By: Keycrew Media
Chris Skipworth is CEO of, speaking on the company’s Amsterdam data center expansion, Zero Knowledge architecture, and what EU data residency means for the IT teams managing credentials day to day.
For most organizations, data residency has long been a legal department problem. Compliance teams mapped customer records, HR systems, and CRM data, then signed off on the transfer impact assessments needed to move that data across borders. Security tooling, for its part, was treated as plumbing rather than data processing, exempt by assumption from the same scrutiny applied to everything else.
Now the auditors have caught up.
Cumulative GDPR fines since 2018 now exceed €7.1 billion in cumulative GDPR fines, with €1.2 billion issued in 2025 alone, and more than 60% of the total has landed since January 2023. European data protection authorities are now recording more than 400 personal data breach notifications per day, a 22% jump year-on-year. The credential store (every login, every shared access key, every privileged account an IT team manages) is personal data under GDPR. In many organizations it carries more exposure than the CRM database anyone bothered to audit.
It was that gap which led Passpack to expand its Amsterdam data center and make EU data residency a foundational part of its European offer. Skipworth explains the thinking.
Why Amsterdam, and Why Now
Amsterdam has long been the natural anchor for European cloud infrastructure. The Netherlands supports 11,000 direct jobs in the Dutch data center sector and underpins 2.1 million positions across the digital economy, and its network infrastructure is among the most mature on the continent. Skipworth is matter-of-fact about why Amsterdam made sense.
“For a credential management platform, that maturity means rock-solid connectivity, redundant infrastructure, and the kind of uptime IT teams need when credential access underpins every other system they run,” he says.
The timing reflects something more than infrastructure readiness. As of 2026, the EU-US Data Privacy Framework remains a valid transfer mechanism, having survived its first annulment challenge at the EU General Court in 2025. But the judgment only evaluated the framework as it stood in July 2023, and the court was explicit that the Commission must continuously monitor US legal developments and intervene if protection levels deteriorate. For compliance teams, that is an open variable.
“We’d rather build for certainty than litigate for it,” says Skipworth. “Our Amsterdam data center will stand regardless of what the courts decide.”

What EU Residency Means for Your IT Team
When customer credentials are stored and processed within the Passpack Amsterdam data center, they stay there. There is no transatlantic routing or cross-border transfer paperwork, and no exposure to foreign jurisdiction over data that has no business leaving the EU in the first place.
Scoped, self-serve access means each client sees only the credentials they are meant to see. Clients can retrieve their own credentials directly, which reduces the volume of password-lookup support tickets an IT team has to field while keeping administrative control in place.

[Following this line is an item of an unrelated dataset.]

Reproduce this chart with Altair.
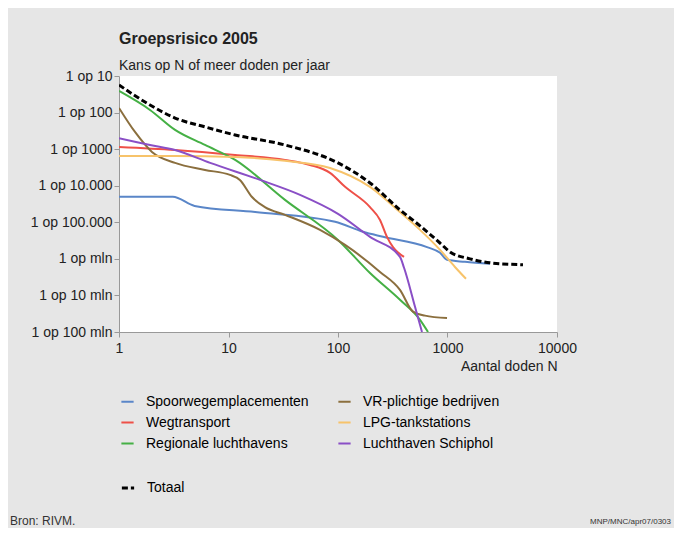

The Zero Knowledge architecture takes that further. Only the customer holds the decryption key, which means that if a government authority ever compels disclosure, what they receive is encrypted data that nobody at Passpack can unlock either. The EDPB points to customer-controlled encryption as the primary technical safeguard for exactly this scenario.
Activity logs, access reports, and offboarding documentation are built in by default, so audit preparation does not require manual reconstruction.
“For IT administrators, this simplifies things considerably,” Skipworth says. “The audit trail is cleaner. The transfer risk assessment is shorter. And the answer to ‘where does this data live?’ is one sentence.”
Built for European Teams
One dashboard. Every client in their own isolated vault. For managed service providers running credential infrastructure across dozens of organizations, that separation isn’t a feature, it’s the whole point. Each client gets their own credentials, their own permissions, their own audit trail. When a client relationship ends, they take their vault and leave. Nothing carries across.
Skipworth is direct about what happens when that structure isn’t there. A workforce that can’t navigate the tool defaults to workarounds: spreadsheets, shared inboxes, ad hoc systems nobody audited and everybody uses. For an MSP, that failure multiplies across every client at once.
The rollout of six European languages, Portuguese, Spanish, French, German, Italian, and Dutch, comes from exactly the same place as the Amsterdam decision.
“In both cases, the decision was to build for the market rather than around it,” he says.
The Bigger Picture
Data residency is increasingly showing up in vendor negotiations and board conversations. It is now the question procurement teams ask before legal even gets involved. For organizations that want to get ahead of that curve, Skipworth’s view is that the starting point is knowing where every piece of sensitive data lives, including the keys to everything else.
“Our Amsterdam data center isn’t a checkbox,” he says. “It’s a long-term commitment to the European market, and to the IT teams operating inside it.”